En revanche, tout le monde reconnaît l’intérêt considérable en termes de croissance et d’amélioration des conditions de vie des populations que constituerait la fin des politiques de défiance au Maghreb et la progression de l’intégration régionale. La normalisation de la question du Sahara Occidental, qui implique nécessairement l’engagement de toutes les parties, permettrait en outre d’initier une sécurisation globale et durable de cette région fragile. Il convient désormais de convaincre les protagonistes que leur place et leurs intérêts seront préservés une fois le pas franchi : le Maghreb a besoin d’ouverture et de stabilité, pas d’une escalade sécuritaire.
– L’UE doit soutenir la proposition marocaine d’autonomie, qui semble aujourd’hui la seule option réaliste de sortie de crise. Cette issue n’est envisageable que sur la base du plan marocain élargi afin de répondre à toutes les dimensions du conflit en particulier : (1) donner des garanties aux populations sahraouies sous administration marocaine, notamment concernant l’intégration d’une voix politique légale sahraouie. La décorrélation progressive actuelle entre identité Sahraouie et revendication territoriale est à ce titre de bon augure ; (2) établir des accords bilatéraux commerciaux et de coopération permettant la préservation des intérêts géo-économiques des deux grands États, au premier rang desquels figurent le phosphate pour le Maroc, le gaz et le fer pour l’Algérie, et l’exploitation du pétrole saharien pour les deux partie.
– Pour ce faire, la voie des négociations directes entre les protagonistes, y compris en y associant l’Algérie doit être privilégiée et soutenue par l’UE. En ce sens, les dernières négociations informelles entre le Maroc et le Front Polisario qui se sont déroulées les 10 et 11 février 2010 à New York en présence de l’Algérie et de la Mauritanie sont encourageantes. Bien que peu d’information aient filtré au sujet des négociations en elles-mêmes, la décision des parties de se revoir prochainement est en soi une avancée qu’il convient d’appuyer. Dans la Déclaration conjointe issue du Sommet UE-Maroc du 7 mars 2010, l’UE a d’ailleurs réitéré son soutien aux « efforts du Conseil de Sécurité des Nations Unies, du Secrétaire Général et de son Envoyé personnel pour le Sahara Occidental pour parvenir à une solution politique définitive, durable et mutuellement acceptable [en exprimant son] soutien au processus de négociations en cours, dans le cadre des directives du Conseil de Sécurité et notamment la Résolution 1871 (2009) »18.

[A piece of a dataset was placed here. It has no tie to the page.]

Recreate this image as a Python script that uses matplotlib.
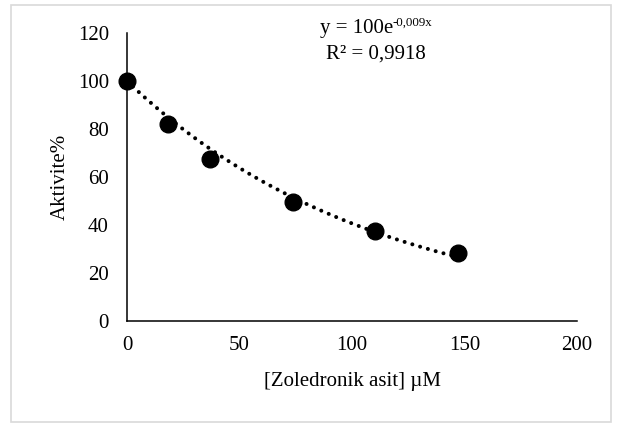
import numpy as np
import matplotlib
matplotlib.use("Agg")
import matplotlib.pyplot as plt
from matplotlib.patches import Rectangle

plt.rcParams['font.family'] = ['Liberation Serif', 'DejaVu Serif']

# Data
concentration = [0, 18.4, 36.8, 73.6, 110.4, 147.2]
activity = [100, 82.2, 67.5, 49.5, 37.3, 28.2]

# Exponential trendline y = a * exp(b x)
trend_a = 100
trend_b = -0.009
eq_base = 'y = 100e'
eq_exp = '-0,009x'
r2_text = 'R² = 0,9918'

x_ticks = [0, 50, 100, 150, 200]
y_ticks = [0, 20, 40, 60, 80, 100, 120]

FS = 15

fig = plt.figure(figsize=(6.22, 4.26), dpi=100)
ax = fig.add_axes([127/622, 1-321/426, 450/622, 288/426])

xt = np.linspace(concentration[0], concentration[-1], 200)
ax.plot(xt, trend_a*np.exp(trend_b*xt), color='black', linestyle=(0, (0.01, 2.0)),
        linewidth=2.9, dash_capstyle='round', zorder=2)
ax.plot(concentration, activity, 'o', color='black', markersize=12, zorder=3,
        clip_on=False)

ax.set_xlim(0, 200)
ax.set_ylim(0, 120)
ax.set_xticks(x_ticks)
ax.set_yticks(y_ticks)
ax.tick_params(length=0, labelsize=FS)
ax.tick_params(axis='x', pad=11)
ax.tick_params(axis='y', pad=13)
for s in ['top', 'right']:
    ax.spines[s].set_visible(False)
for s in ['left', 'bottom']:
    ax.spines[s].set_linewidth(1.1)

ax.set_xlabel('[Zoledronik asit] µM', fontsize=FS, labelpad=12)
ax.set_ylabel('Aktivite%', fontsize=FS, labelpad=6)

# Equation text built from base + superscript
renderer = fig.canvas.get_renderer()
t_base = fig.text(0, 1-33/426, eq_base, ha='left', va='baseline', fontsize=FS)
t_exp = fig.text(0, 1-33/426, eq_exp, ha='left', va='baseline', fontsize=FS*0.62)
wb = t_base.get_window_extent(renderer).width
we = t_exp.get_window_extent(renderer).width
total = wb + we
x0 = 376 - total/2
t_base.set_x(x0/622)
t_exp.set_x((x0 + wb)/622)
t_exp.set_y(1-26/426)
fig.text(376/622, 1-54/426, r2_text, ha='center', va='center', fontsize=FS)

fig.patches.append(Rectangle((11/622, 1-422/426), 600/622, 417/426,
                             transform=fig.transFigure, fill=False,
                             edgecolor='#d9d9d9', linewidth=1.2))

fig.savefig('out.png', dpi=100)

2. Le gâchis du blocage des frontières
Cette logique de défiance qui paralyse la région est également au cœur de la problématique des frontières, tant internes au Maghreb qu’avec les pays voisins. Parmi les tensions générées par les enjeux de sécurité, la fermeture des frontières est sans l’une des plus emblématiques, et demeure un frein considérable au développement de la région. Les frontières sont traditionnellement un marqueur de souveraineté et un baromètre des relations régionales. Elles sont d’abord un enjeu de souveraineté, comme l’a illustré la “guerre des sables” de 1963 entre le Maroc et l’Algérie qui n’a pris fin qu’en 1992 avec la Convention fixant les frontières entre les deux États.
Les tensions entre les pays du Maghreb se traduisent ainsi immanquablement par un durcissement des contrôles comme entre l’Algérie et la Tunisie en 2007, pouvant aller jusqu’à la fermeture complète, comme c’est le cas depuis plus de 15 ans entre l’Algérie et le Maroc, un bouclage qui ruine l’économie régionale, déchire de nombreuses familles, et ne trouve pas d’issue malgré la demande de réouverture souvent réitérée par le Maroc.
La coopération en matière de sécurité, de contrôle des frontières et de lutte contre les trafics ne doit pas se faire au détriment des populations et du développement économique. De telles mesures, si elles améliorent à court terme la gestion des trafics, ne permettent pas d’établir une sécurité profitable à tous sur le long terme.
La réticence à l’ouverture n’est pas le fait des États seulement. La mise en œuvre de l’accord de libre-échange d’Agadir, signé en février 2004 et entré en vigueur en avril 2007, souffre de cette réalité : réunissant le Maroc, l’Égypte, la Jordanie et la Tunisie, il était conçu initialement pour permettre la levée immédiate des barrières non tarifaires et l’instauration progressive d’une zone de libre-échange. Trois ans plus tard, malgré l’accord politique officiel des États, force est de constater que les résultats attendus ne sont pas au rendez-vous, comme en témoignent la faiblesse des échanges entre les pays signataires. Pour de nombreux analystes, ce blocage serait le résultat direct des réticences de certaines entreprises. Par exemple, les exportations de la voiture Logan sont très difficiles vers l’Égypte, compte tenu des entraves administratives mises en place sous la pression des chaînes de montages égyptiennes, qui veulent conserver leurs parts dans un marché interne de l’automobile très protégé. Ces réflexes protectionnistes se retrouvent également du côté maghrébin, avec par exemple des campagnes menées contre l’importation de riz égyptien. Pour Omar Hilale, Ambassadeur représentant permanent du Maroc auprès de l’Office des Nations unies à Genève, ces blocages proviennent de « la prévalence des intérêts sectoriels sur les intérêts stratégiques collectifs de la région », au détriment de l’avenir même du Maghreb.
– Réorienter les approches en privilégiant une gestion responsable des flux qui conjugue les exigences sécuritaires nationales légitimes et les échanges locaux, source durable de développement économique et humain.
– Poursuivre l’effort envers l’ensemble des acteurs des sociétés civiles maghrébines en vue de les convaincre que l’ouverture aux voisins est une chance et répondre à leurs craintes est essentiel. Dans cette perspective, l’UE doit soutenir des politiques publiques d’information qui doivent permettre de faire sauter les verrous psychologiques de l’isolement et du repli sur soi.